→ **What needs to be done**
All the data should be repeated exactly. Any image in it is left out.

#####

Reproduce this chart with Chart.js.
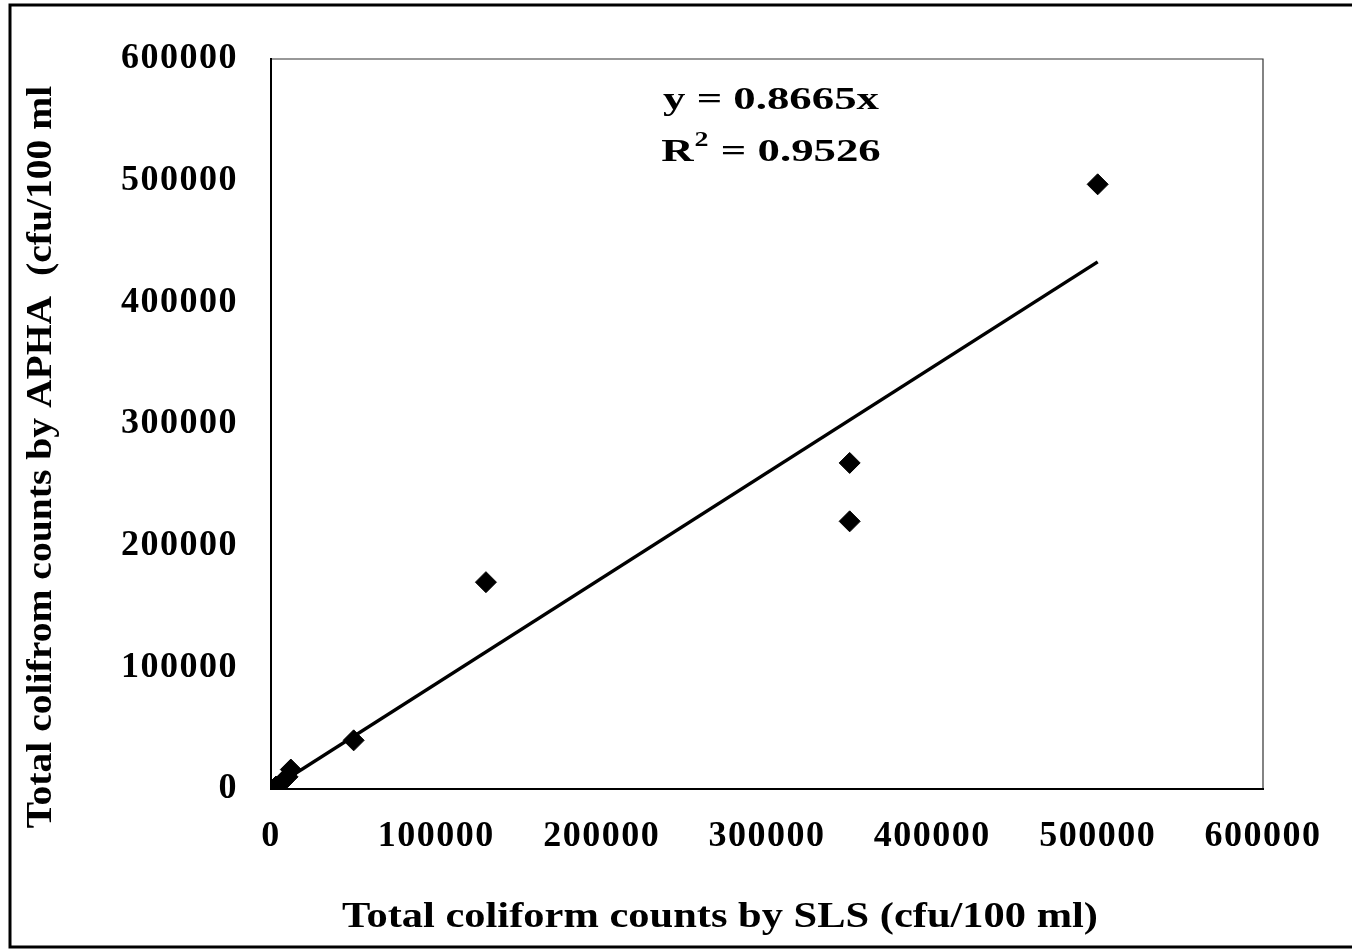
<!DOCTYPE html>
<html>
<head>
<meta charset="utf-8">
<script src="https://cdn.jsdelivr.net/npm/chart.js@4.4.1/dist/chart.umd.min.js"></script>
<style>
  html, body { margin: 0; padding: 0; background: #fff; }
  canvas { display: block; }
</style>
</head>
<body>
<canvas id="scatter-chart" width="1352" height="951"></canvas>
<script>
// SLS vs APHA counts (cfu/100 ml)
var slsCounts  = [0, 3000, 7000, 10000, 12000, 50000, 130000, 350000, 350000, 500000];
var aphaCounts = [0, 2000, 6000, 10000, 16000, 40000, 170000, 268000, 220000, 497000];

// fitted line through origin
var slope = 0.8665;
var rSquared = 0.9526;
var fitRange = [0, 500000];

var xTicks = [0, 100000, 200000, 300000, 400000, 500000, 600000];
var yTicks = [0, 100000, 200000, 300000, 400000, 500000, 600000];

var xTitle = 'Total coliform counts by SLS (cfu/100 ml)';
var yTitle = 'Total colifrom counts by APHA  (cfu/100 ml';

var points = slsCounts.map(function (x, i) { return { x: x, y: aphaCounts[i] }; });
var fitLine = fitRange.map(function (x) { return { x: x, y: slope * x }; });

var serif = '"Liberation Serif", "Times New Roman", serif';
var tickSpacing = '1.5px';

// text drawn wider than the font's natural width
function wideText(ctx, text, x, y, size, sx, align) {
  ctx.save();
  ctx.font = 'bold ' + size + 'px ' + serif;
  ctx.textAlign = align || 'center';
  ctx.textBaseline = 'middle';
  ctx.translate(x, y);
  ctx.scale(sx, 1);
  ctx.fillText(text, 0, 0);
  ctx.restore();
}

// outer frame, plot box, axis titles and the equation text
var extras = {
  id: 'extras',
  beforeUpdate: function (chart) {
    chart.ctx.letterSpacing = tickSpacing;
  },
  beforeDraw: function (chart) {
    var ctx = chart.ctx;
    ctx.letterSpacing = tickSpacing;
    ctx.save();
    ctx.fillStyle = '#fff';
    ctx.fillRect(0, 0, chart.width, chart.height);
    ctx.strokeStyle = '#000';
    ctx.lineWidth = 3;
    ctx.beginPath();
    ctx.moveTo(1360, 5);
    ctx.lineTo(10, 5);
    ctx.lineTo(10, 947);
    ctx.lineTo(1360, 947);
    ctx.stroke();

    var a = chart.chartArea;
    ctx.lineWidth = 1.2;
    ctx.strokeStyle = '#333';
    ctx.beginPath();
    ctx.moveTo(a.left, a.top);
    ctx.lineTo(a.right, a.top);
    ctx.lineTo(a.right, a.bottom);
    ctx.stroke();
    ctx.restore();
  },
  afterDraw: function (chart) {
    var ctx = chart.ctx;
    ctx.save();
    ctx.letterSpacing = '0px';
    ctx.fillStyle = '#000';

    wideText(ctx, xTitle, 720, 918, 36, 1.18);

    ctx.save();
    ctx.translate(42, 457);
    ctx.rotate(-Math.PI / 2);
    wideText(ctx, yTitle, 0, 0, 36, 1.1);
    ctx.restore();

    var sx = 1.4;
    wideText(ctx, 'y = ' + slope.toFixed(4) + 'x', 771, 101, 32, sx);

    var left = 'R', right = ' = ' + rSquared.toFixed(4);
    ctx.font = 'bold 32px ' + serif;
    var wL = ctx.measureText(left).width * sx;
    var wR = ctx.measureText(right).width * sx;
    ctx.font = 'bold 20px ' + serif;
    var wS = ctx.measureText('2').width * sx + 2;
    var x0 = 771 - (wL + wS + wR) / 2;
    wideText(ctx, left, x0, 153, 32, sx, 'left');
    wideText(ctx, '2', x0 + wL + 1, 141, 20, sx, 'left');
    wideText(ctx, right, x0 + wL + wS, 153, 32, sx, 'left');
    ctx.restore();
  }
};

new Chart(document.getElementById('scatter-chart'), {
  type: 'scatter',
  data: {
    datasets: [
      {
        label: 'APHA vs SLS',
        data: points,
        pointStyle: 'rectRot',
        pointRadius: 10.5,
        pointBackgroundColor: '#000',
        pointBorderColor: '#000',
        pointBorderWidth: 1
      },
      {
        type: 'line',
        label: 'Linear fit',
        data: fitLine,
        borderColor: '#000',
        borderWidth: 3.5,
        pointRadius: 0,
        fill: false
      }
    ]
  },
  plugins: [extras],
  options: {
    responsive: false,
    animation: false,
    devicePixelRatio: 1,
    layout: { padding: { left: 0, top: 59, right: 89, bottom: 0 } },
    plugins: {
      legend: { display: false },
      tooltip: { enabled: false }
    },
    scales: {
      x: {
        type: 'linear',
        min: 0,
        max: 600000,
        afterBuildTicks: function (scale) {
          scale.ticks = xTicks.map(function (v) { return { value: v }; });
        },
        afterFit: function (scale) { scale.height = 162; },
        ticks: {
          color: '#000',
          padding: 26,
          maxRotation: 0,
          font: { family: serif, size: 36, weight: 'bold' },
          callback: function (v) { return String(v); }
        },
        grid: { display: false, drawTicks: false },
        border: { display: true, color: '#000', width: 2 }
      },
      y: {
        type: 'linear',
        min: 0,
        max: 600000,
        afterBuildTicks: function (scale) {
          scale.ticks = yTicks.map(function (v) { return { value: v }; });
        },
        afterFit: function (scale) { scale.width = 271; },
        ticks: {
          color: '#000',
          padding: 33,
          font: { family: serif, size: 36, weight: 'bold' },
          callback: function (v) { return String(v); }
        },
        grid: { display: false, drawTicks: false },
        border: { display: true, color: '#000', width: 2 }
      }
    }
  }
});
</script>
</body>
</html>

#####

→ **Reply to the task**
Reproduce this chart with Chart.js.
<!DOCTYPE html>
<html>
<head>
<meta charset="utf-8">
<script src="https://cdn.jsdelivr.net/npm/chart.js@4.4.1/dist/chart.umd.min.js"></script>
<style>
  html, body { margin: 0; padding: 0; background: #fff; }
  canvas { display: block; }
</style>
</head>
<body>
<canvas id="scatter-chart" width="1352" height="951"></canvas>
<script>
// SLS vs APHA counts (cfu/100 ml)
var slsCounts  = [0, 3000, 7000, 10000, 12000, 50000, 130000, 350000, 350000, 500000];
var aphaCounts = [0, 2000, 6000, 10000, 16000, 40000, 170000, 268000, 220000, 497000];

// fitted line through origin
var slope = 0.8665;
var rSquared = 0.9526;
var fitRange = [0, 500000];

var xTicks = [0, 100000, 200000, 300000, 400000, 500000, 600000];
var yTicks = [0, 100000, 200000, 300000, 400000, 500000, 600000];

var xTitle = 'Total coliform counts by SLS (cfu/100 ml)';
var yTitle = 'Total colifrom counts by APHA  (cfu/100 ml';

var points = slsCounts.map(function (x, i) { return { x: x, y: aphaCounts[i] }; });
var fitLine = fitRange.map(function (x) { return { x: x, y: slope * x }; });

var serif = '"Liberation Serif", "Times New Roman", serif';
var tickSpacing = '1.5px';

// text drawn wider than the font's natural width
function wideText(ctx, text, x, y, size, sx, align) {
  ctx.save();
  ctx.font = 'bold ' + size + 'px ' + serif;
  ctx.textAlign = align || 'center';
  ctx.textBaseline = 'middle';
  ctx.translate(x, y);
  ctx.scale(sx, 1);
  ctx.fillText(text, 0, 0);
  ctx.restore();
}

// outer frame, plot box, axis titles and the equation text
var extras = {
  id: 'extras',
  beforeUpdate: function (chart) {
    chart.ctx.letterSpacing = tickSpacing;
  },
  beforeDraw: function (chart) {
    var ctx = chart.ctx;
    ctx.letterSpacing = tickSpacing;
    ctx.save();
    ctx.fillStyle = '#fff';
    ctx.fillRect(0, 0, chart.width, chart.height);
    ctx.strokeStyle = '#000';
    ctx.lineWidth = 3;
    ctx.beginPath();
    ctx.moveTo(1360, 5);
    ctx.lineTo(10, 5);
    ctx.lineTo(10, 947);
    ctx.lineTo(1360, 947);
    ctx.stroke();

    var a = chart.chartArea;
    ctx.lineWidth = 1.2;
    ctx.strokeStyle = '#333';
    ctx.beginPath();
    ctx.moveTo(a.left, a.top);
    ctx.lineTo(a.right, a.top);
    ctx.lineTo(a.right, a.bottom);
    ctx.stroke();
    ctx.restore();
  },
  afterDraw: function (chart) {
    var ctx = chart.ctx;
    ctx.save();
    ctx.letterSpacing = '0px';
    ctx.fillStyle = '#000';

    wideText(ctx, xTitle, 720, 918, 36, 1.18);

    ctx.save();
    ctx.translate(42, 457);
    ctx.rotate(-Math.PI / 2);
    wideText(ctx, yTitle, 0, 0, 36, 1.1);
    ctx.restore();

    var sx = 1.4;
    wideText(ctx, 'y = ' + slope.toFixed(4) + 'x', 771, 101, 32, sx);

    var left = 'R', right = ' = ' + rSquared.toFixed(4);
    ctx.font = 'bold 32px ' + serif;
    var wL = ctx.measureText(left).width * sx;
    var wR = ctx.measureText(right).width * sx;
    ctx.font = 'bold 20px ' + serif;
    var wS = ctx.measureText('2').width * sx + 2;
    var x0 = 771 - (wL + wS + wR) / 2;
    wideText(ctx, left, x0, 153, 32, sx, 'left');
    wideText(ctx, '2', x0 + wL + 1, 141, 20, sx, 'left');
    wideText(ctx, right, x0 + wL + wS, 153, 32, sx, 'left');
    ctx.restore();
  }
};

new Chart(document.getElementById('scatter-chart'), {
  type: 'scatter',
  data: {
    datasets: [
      {
        label: 'APHA vs SLS',
        data: points,
        pointStyle: 'rectRot',
        pointRadius: 10.5,
        pointBackgroundColor: '#000',
        pointBorderColor: '#000',
        pointBorderWidth: 1
      },
      {
        type: 'line',
        label: 'Linear fit',
        data: fitLine,
        borderColor: '#000',
        borderWidth: 3.5,
        pointRadius: 0,
        fill: false
      }
    ]
  },
  plugins: [extras],
  options: {
    responsive: false,
    animation: false,
    devicePixelRatio: 1,
    layout: { padding: { left: 0, top: 59, right: 89, bottom: 0 } },
    plugins: {
      legend: { display: false },
      tooltip: { enabled: false }
    },
    scales: {
      x: {
        type: 'linear',
        min: 0,
        max: 600000,
        afterBuildTicks: function (scale) {
          scale.ticks = xTicks.map(function (v) { return { value: v }; });
        },
        afterFit: function (scale) { scale.height = 162; },
        ticks: {
          color: '#000',
          padding: 26,
          maxRotation: 0,
          font: { family: serif, size: 36, weight: 'bold' },
          callback: function (v) { return String(v); }
        },
        grid: { display: false, drawTicks: false },
        border: { display: true, color: '#000', width: 2 }
      },
      y: {
        type: 'linear',
        min: 0,
        max: 600000,
        afterBuildTicks: function (scale) {
          scale.ticks = yTicks.map(function (v) { return { value: v }; });
        },
        afterFit: function (scale) { scale.width = 271; },
        ticks: {
          color: '#000',
          padding: 33,
          font: { family: serif, size: 36, weight: 'bold' },
          callback: function (v) { return String(v); }
        },
        grid: { display: false, drawTicks: false },
        border: { display: true, color: '#000', width: 2 }
      }
    }
  }
});
</script>
</body>
</html>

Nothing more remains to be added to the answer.